What's Really In the Starbucks Chestnut Praline Latte?

The latte is sweet, frothy, and has the most deliciously wintery name ever — but what's actually in it?

Starbucks' holiday gift to the world is its wintry seasonal offerings — and among them, as always, is the beloved Chestnut Praline Latte. This deliciously named concoction blends espresso, caramelized chestnuts, steamed milk, praline bits, and whipped cream. It's been years since Starbucks debuted the latte, yet the spicy-sweet beverage is still (unsurprisingly) a huge crowd-pleaser. But can one too many give you a gnarly, sugar-induced headache?

Here's your nutritional cheat sheet: While a grande (16-ounce) Chestnut Praline Latte made with 2% milk or soy milk is a little lower in calories than its Pumpkin Spice Latte cousin made with the same milk (330 calories versus 390), that's still a sizable chunk of your daily calorie needs.

And the 2% Chestnut Praline's 14 grams of fat (9 grams from saturated fat) comes out to a little less than 20 percent of your total recommended daily fat allowance and almost half of the recommended daily value of saturated fat.
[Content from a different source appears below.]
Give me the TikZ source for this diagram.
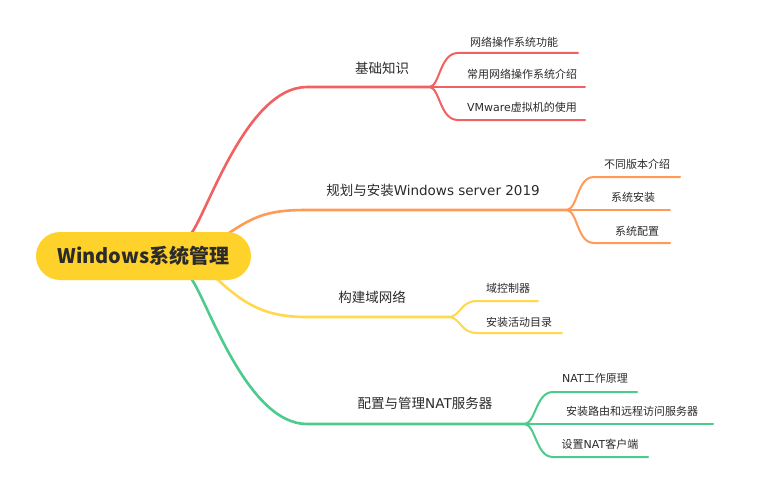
\documentclass[tikz,border=0pt]{standalone}
\usepackage{fontspec}
\setmainfont{DejaVu Sans}
\newfontfamily\cjk{Noto Sans CJK SC}
\newcommand{\C}[1]{{\cjk #1}}
\usetikzlibrary{backgrounds}
\definecolor{cred}{HTML}{F26161}
\definecolor{corange}{HTML}{FF9B57}
\definecolor{cyellow}{HTML}{FFD84F}
\definecolor{cgreen}{HTML}{4CCB8C}
\definecolor{rootfill}{HTML}{FFD22B}
\definecolor{txt}{HTML}{2B2B2B}
\begin{document}
\begin{tikzpicture}[x=1pt,y=-1pt,
  rootbox/.style={fill=rootfill, rounded corners=24pt, minimum width=215pt, minimum height=48pt, inner sep=0pt,
    font=\cjk\fontsize{20pt}{24pt}\selectfont\bfseries, text=txt},
  mainlabel/.style={font=\fontsize{13.5pt}{16pt}\selectfont, text=txt, inner sep=0pt},
  sublabel/.style={font=\fontsize{11pt}{13pt}\selectfont, text=txt, inner sep=0pt},
  mainline/.style={line width=2.6pt, line cap=round},
  subline/.style={line width=2pt, line cap=round}]
\useasboundingbox (0,0) rectangle (761,487);

\node[rootbox] (root) at (143.5,256) {Windows系统管理};

% labels
\node[mainlabel] (l1) at (382,68) {\C{基础知识}};
\node[sublabel] (l11) at (514,42) {\C{网络操作系统功能}};
\node[sublabel] (l12) at (522,74) {\C{常用网络操作系统介绍}};
\node[sublabel] (l13) at (522,107) {VMware\C{虚拟机的使用}};

\node[mainlabel] (l2) at (433,190) {\C{规划与安装}Windows server 2019};
\node[sublabel] (l21) at (637,164) {\C{不同版本介绍}};
\node[sublabel] (l22) at (633,197) {\C{系统安装}};
\node[sublabel] (l23) at (637,231) {\C{系统配置}};

\node[mainlabel] (l3) at (372,297) {\C{构建域网络}};
\node[sublabel] (l31) at (508,288) {\C{域控制器}};
\node[sublabel] (l32) at (519,322) {\C{安装活动目录}};

\node[mainlabel] (l4) at (425,403) {\C{配置与管理}NAT\C{服务器}};
\node[sublabel] (l41) at (595,378) {NAT\C{工作原理}};
\node[sublabel] (l42) at (632,411) {\C{安装路由和远程访问服务器}};
\node[sublabel] (l43) at (600,444) {\C{设置}NAT\C{客户端}};

% coordinates
\coordinate (s1) at ([xshift=46.5pt,yshift=-3pt]root.north);
\coordinate (h1) at (307,87);
\coordinate (f1) at (430,87);
\coordinate (e11) at (578,53);
\coordinate (e12) at (585,87);
\coordinate (e13) at (585,120);

\coordinate (s2) at ([xshift=83pt,yshift=-3pt]root.north);
\coordinate (h2) at (307,210);
\coordinate (f2) at (567,210);
\coordinate (e21) at (680,177);
\coordinate (e22) at (670,210);
\coordinate (e23) at (670,243);

\coordinate (s3) at ([xshift=71.5pt,yshift=3pt]root.south);
\coordinate (h3) at (307,317);
\coordinate (f3) at (450,317);
\coordinate (e31) at (538,301);
\coordinate (e32) at (562,333);

\coordinate (s4) at ([xshift=46.5pt,yshift=3pt]root.south);
\coordinate (h4) at (307,424);
\coordinate (f4) at (525,424);
\coordinate (e41) at (637,392);
\coordinate (e42) at (713,424);
\coordinate (e43) at (648,457);

\begin{scope}[on background layer]
\fill[white] (0,0) rectangle (761,487);
% red
\draw[mainline, cred] (s1) .. controls (205,220) and (245,87) .. (h1) -- (f1);
\draw[subline, cred] (f1) .. controls (440,85) and (440,53) .. (458,53) -- (e11);
\draw[subline, cred] (f1) -- (e12);
\draw[subline, cred] (f1) .. controls (440,89) and (440,120) .. (458,120) -- (e13);
% orange
\draw[mainline, corange] (s2) .. controls (255,215) and (270,210) .. (h2) -- (f2);
\draw[subline, corange] (f2) .. controls (578,208) and (577,177) .. (594,177) -- (e21);
\draw[subline, corange] (f2) -- (e22);
\draw[subline, corange] (f2) .. controls (578,212) and (577,243) .. (594,243) -- (e23);
% yellow
\draw[mainline, cyellow] (s3) .. controls (245,305) and (265,317) .. (h3) -- (f3);
\draw[subline, cyellow] (f3) .. controls (461,315) and (461,301) .. (477,301) -- (e31);
\draw[subline, cyellow] (f3) .. controls (461,319) and (461,333) .. (477,333) -- (e32);
% green
\draw[mainline, cgreen] (s4) .. controls (205,293) and (245,424) .. (h4) -- (f4);
\draw[subline, cgreen] (f4) .. controls (536,422) and (536,392) .. (553,392) -- (e41);
\draw[subline, cgreen] (f4) -- (e42);
\draw[subline, cgreen] (f4) .. controls (536,426) and (536,457) .. (553,457) -- (e43);
\end{scope}
\end{tikzpicture}
\end{document}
Plus, with 39 grams of sugar, it's almost like drinking a bottle of sweetened soda.

On the plus side, the 2% latte packs 12 grams of protein and 20 percent of your vitamin A, not to mention the milk supplies 40 percent of your daily calcium needs. The soy milk option will also be rich in protein.

Still, how can you make this drink less of a liquid dessert? For starters, you can take off roughly 50 calories by ordering it with nonfat milk, and make it a 210-calorie drink by going sans whipped cream. You can also ask the barista for one pump of syrup rather than the latte's standard four pumps to take out about 15 grams of sugar.

Of course, the Chestnut Praline Latte will never have the nutritional profile of cold brew, and that's okay. If you genuinely want to indulge a little this holiday season, you do you and enjoy every sip! But if you're trying to be mindful of factors such as sugar intake, a few simple switches can at least help you avoid some unwanted head pain and a midday energy crash.